The Washington Free Beacon –
The president’s health care law is driving down employment in his home state, according to a recent report.
Employers in Illinois are cutting worker hours to avoid costly penalties from Obamacare’s employer mandate, where employees in the lowest wage sectors are the hardest hit.
The Illinois Policy Institute studied the three employment sectors — retail, food, and merchandise– whose average hours were closest to 30 hours per week prior to the Affordable Care Act.
The institute found that all three have now dipped below 30 hours per week, the threshold for a full-time worker under the law. Average hours for these sectors had remained steadily above 30 before Obamacare was enacted.
“Since 2011, Illinois has lost the equivalent of about 66,000 jobs in these sectors through reduced work hours – more than the number of jobs added in all sectors over the past year,” the study said.

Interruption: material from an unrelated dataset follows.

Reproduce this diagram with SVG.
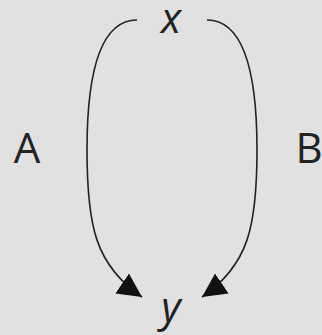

“As Obamacare is implemented, Americans are seeing it fail on the important goals of health care access and affordability,” said Naomi Lopez Bauman, director of health policy at the institute and author of the report.
“But this labor data from the president’s very own home state shows that not only will Obamacare fail to deliver its health insurance goals, it also threatens to cause further damage to Illinois’ already-fragile economy,” she said. “Advocates of Obamacare should be prepared to answer the question: How many lost jobs and lost hours are too many?”
According to the study, the loss in hours equates to 66,000 retail, food, and merchandise jobs since 2011. These sectors are the lowest-paid jobs in Illinois, and account for one-fifth of the state’s total employment.